From Mother to Child: YUKTANAND SINGH
The Way of the Sikh
Letter & Spirit # 35
Translated from Bhai Vir Singh's ‘Gurmukh Sikhia’
Simran is the purpose of our life.
No one can appraise the value of simran. It is priceless. Its value is realized after death. After death, those who did not do simran will be sorry.
Those who did simran, they too, will be sorry. Realizing that simran was such a priceless jewel. They will regret that they did not accumulate more of it during their lifetime here.
At first, simran removes dirt from our heart. For this reason, we may not enjoy it at first. But as the mind is cleansed, simran starts to taste sweet. Then we do not want to stop it.
Those who do, or will do simran, even five minutes a day, they will find that their afterlife is delightful. As William Thomas Stead wrote in his book, ‘Letters from Julia’: his sister Julia sent him messages through a medium after her death, and she told him that even if he practiced simran for five minutes everyday he would find that in his afterlife he was happy and wealthy.
Guru Granth Sahib also commands us that we must do simran.
“O Kabir whether is it for one watch, half a watch, or even half of that …” [GGS:1377].
One watch is 24 minutes long. A quarter of that is only six minutes. In other words, simran even for the shortest time is extremely beneficial.
“The Formless One Himself resides in His simran” [GGS:263].
When we do simran, we are with Waheguru.
Some people give up simran because their mind was not attracted to it. This is a huge mistake.
A mother talks lovingly to her infant, the infant listens and, spontaneously, retains those words in the subconscious mind. This is how the child learns to talk. Without the mother talking to the infant the infant could not have learned to talk.
Similarly, when we repeat naam it percolates through our subconscious mind. When our subconscious becomes saturated then naam starts to taste sweet to us.
Even if our mind dwells in naam only for brief moments, we should not regard it as trivial. A complete control over our mind is achieved only from Waheguru’s complete benevolence or grace (kirpa).
“The mind comes under control, O Nanak, if He grants His perfect grace.” [GGS:298]
Thus, we must not give up simran even when our mind is not so inclined. Repetition of simran saturates the subconscious mind and thus, eventually, simran becomes a habit and starts to flow naturally.
Our mind is also influenced by the company it keeps. We see that our night is dominated by what we did during the day. Someone who was in a holy company, listened to the kirtan and spiritual discourse, will dream about it at night. But someone who was engaged in some evil deeds will have dreams of the same deeds.
In a way, we have three forms of relationships: with the Guru, with Waheguru, and with our own self. If we love ourselves, then we must maintain pure character.
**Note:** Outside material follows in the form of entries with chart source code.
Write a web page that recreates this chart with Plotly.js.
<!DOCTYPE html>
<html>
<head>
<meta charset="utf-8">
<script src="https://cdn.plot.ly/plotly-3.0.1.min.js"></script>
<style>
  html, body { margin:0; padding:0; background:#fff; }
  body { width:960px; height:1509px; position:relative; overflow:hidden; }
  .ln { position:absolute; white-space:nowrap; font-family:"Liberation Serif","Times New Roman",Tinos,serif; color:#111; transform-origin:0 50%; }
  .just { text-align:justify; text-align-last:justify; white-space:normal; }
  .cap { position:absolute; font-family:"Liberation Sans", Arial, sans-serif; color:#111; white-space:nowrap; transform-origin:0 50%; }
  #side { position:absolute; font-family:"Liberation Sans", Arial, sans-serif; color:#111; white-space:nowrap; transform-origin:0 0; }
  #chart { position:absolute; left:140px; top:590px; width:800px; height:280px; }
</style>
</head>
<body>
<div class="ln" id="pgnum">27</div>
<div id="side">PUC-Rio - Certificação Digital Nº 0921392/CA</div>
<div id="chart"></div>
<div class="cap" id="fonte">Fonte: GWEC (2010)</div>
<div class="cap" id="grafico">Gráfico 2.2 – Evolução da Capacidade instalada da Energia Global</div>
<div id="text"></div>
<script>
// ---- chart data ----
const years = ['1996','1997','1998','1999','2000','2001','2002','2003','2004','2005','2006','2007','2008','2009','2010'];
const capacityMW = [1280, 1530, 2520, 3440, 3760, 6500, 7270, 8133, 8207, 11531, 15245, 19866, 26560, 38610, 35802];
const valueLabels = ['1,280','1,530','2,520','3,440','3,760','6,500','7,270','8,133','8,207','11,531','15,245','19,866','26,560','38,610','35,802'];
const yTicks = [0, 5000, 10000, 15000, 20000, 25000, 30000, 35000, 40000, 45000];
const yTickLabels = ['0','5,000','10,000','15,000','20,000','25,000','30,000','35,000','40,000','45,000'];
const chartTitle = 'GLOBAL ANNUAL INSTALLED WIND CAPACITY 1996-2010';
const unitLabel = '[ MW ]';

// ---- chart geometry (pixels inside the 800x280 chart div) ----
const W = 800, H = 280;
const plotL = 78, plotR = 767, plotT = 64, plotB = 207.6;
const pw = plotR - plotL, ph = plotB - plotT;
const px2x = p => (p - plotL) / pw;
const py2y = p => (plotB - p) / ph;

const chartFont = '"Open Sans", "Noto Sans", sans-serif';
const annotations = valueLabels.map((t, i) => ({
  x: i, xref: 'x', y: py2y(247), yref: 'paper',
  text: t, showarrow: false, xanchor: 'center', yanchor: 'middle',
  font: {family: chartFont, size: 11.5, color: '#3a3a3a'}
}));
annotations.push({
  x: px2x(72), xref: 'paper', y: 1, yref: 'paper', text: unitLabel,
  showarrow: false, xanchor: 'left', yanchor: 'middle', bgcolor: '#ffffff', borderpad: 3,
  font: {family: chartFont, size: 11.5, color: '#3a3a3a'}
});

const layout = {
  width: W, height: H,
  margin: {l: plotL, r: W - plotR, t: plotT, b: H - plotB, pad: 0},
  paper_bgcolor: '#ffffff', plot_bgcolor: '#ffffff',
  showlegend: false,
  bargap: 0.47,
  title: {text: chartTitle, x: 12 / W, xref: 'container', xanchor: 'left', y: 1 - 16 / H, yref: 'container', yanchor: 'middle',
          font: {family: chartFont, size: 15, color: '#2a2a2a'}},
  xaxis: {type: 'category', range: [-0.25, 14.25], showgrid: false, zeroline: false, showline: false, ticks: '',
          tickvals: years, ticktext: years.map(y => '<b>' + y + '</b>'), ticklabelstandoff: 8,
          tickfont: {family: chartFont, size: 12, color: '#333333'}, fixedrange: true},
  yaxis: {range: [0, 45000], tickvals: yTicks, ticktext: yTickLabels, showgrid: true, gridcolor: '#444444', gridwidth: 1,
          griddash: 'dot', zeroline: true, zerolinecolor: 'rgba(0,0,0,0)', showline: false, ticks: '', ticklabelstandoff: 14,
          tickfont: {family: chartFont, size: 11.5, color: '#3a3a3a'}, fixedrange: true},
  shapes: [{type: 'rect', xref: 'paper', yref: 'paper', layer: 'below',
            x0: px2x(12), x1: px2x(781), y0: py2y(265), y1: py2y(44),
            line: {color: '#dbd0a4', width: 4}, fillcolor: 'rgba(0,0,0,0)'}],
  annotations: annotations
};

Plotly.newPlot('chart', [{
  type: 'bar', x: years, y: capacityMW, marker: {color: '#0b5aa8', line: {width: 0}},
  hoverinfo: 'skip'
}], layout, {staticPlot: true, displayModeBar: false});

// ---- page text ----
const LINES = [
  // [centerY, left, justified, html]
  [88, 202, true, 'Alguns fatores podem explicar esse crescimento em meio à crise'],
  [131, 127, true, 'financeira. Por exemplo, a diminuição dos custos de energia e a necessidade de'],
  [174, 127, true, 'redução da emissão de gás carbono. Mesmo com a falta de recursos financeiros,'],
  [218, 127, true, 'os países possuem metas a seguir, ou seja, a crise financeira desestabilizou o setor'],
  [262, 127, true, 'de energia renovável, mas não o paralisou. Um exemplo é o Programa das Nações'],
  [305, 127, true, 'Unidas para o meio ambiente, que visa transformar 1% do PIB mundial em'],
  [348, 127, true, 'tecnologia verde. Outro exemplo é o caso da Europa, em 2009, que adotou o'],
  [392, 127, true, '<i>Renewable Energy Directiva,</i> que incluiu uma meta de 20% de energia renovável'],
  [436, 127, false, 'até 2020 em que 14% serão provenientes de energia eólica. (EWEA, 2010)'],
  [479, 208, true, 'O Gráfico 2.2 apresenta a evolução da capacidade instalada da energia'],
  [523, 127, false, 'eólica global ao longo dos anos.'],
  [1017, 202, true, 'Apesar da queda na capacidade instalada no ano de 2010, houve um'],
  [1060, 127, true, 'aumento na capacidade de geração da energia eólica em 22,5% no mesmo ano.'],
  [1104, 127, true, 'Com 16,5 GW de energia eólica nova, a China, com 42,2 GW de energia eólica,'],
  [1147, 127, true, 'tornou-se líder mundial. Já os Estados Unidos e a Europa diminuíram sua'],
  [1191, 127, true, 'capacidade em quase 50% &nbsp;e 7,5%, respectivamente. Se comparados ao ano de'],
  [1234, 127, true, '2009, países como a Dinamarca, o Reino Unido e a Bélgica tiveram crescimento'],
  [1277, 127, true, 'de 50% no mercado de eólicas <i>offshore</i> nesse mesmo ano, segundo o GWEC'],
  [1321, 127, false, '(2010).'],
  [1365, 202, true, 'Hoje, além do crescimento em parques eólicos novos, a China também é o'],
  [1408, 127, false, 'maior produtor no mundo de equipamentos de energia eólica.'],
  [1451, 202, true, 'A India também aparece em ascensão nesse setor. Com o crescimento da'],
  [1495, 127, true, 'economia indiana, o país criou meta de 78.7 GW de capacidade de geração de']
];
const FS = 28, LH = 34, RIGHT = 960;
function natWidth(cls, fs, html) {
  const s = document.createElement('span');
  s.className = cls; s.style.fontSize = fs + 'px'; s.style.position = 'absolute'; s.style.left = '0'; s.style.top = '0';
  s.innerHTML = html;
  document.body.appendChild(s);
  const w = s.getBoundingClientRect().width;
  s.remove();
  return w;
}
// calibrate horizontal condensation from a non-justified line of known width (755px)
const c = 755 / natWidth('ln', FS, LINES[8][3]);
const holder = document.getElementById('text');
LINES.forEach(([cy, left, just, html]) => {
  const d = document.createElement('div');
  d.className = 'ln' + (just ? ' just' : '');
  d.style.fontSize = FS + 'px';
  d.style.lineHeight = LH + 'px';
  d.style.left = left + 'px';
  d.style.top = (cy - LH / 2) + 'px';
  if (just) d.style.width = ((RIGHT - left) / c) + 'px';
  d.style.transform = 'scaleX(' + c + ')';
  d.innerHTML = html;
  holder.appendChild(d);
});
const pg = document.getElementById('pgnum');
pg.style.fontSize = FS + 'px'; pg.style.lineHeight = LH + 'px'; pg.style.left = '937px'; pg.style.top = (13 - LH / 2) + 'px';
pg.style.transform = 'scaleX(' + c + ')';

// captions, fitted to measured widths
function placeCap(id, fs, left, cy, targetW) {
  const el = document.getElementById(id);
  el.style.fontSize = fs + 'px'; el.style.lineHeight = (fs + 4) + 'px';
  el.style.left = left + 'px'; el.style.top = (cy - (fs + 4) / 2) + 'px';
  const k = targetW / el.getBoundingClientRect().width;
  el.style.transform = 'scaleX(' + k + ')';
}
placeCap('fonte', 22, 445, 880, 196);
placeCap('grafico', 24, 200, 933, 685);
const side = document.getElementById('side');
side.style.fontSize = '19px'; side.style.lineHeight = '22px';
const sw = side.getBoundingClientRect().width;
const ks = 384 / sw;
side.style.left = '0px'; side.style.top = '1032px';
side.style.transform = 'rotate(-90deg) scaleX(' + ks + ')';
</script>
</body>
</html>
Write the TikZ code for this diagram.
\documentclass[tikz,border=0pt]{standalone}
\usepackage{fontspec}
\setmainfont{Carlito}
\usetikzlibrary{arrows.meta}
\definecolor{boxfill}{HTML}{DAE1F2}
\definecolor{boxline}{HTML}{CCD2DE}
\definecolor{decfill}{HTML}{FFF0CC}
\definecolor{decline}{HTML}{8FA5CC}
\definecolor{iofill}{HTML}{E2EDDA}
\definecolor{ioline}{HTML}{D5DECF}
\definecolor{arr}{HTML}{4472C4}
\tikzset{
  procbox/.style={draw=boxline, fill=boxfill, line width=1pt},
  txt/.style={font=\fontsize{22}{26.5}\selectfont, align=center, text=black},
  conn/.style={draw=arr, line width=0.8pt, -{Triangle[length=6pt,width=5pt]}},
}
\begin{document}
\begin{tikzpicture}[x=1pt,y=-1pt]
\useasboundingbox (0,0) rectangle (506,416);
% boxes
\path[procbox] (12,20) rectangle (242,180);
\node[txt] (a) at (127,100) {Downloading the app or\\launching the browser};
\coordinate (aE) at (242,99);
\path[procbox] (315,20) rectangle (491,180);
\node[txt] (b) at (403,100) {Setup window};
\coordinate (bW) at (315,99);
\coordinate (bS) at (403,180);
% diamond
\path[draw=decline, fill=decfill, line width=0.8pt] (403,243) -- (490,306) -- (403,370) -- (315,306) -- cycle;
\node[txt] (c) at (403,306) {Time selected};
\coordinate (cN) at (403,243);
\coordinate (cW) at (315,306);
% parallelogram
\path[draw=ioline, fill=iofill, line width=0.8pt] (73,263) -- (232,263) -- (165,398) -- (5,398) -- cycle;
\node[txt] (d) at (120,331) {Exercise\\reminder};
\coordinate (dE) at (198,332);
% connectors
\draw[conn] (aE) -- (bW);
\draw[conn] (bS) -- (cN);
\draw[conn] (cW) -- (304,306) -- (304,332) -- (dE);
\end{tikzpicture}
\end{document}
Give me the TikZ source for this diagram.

People with similar characters attract each other. Similarly, we can meet Waheguru only when we have acquired the virtues from Waheguru, just as, water merges with water, but mercury does not merge with water.
We would not add dirty water to the holy pool at Darbar Sahib. But no one would stop us if we added clean lake water. Similarly, a married couple must practice fidelity and purity of character, become sants and hold satsangat and thus emancipate others in their company.
Those women who go around with their heads uncovered wandering in the nightclubs with other men, they excite only lust. One cannot find inner peace in this manner. Gurbani and naam forge concrete contact with Waheguru, and then we find inner peace.
At first, naam is a physical act but later it turns into a spiritual act.
Study of gurbani illuminates the mind. Then, one is not influenced by self-willed talk or advice.
“Gurbani is the light in this world” [GGS:67].
Some argue, “What’s the use of mere mechanical repetition of ‘Waheguru-Waheguru’?”
This is not a valid argument. In Tibet, some people write the name of their deity on a prayer wheel perched on a handle, and they keep spinning it with their hand.
That could be called mechanical.
Uttering ‘Waheguru’ from the mouth cannot be called mechanical because we are not lifeless. We are not a machine.
We are conscious beings who possess intellect and thus, whatever we do, or say, including uttering ‘Waheguru-Waheguru’, definitely leaves an impression on us.
August 30, 2013
Conversation about this article
1: Manjit Kaur (Frederick, Maryland, USA), August 30, 2013, 11:41 AM.
This article is beautifully written as a constant reminder not only for the mother to repeat naam, but for mothers whose children have grown up and become distracted with life to continue on this path before it's too late. Thank you, Dr Yuktanand Singh ji. I am blessed with a beautiful daughter ... and doubly blessed in that I was able to recite gurbani to her during pregancy and after she born.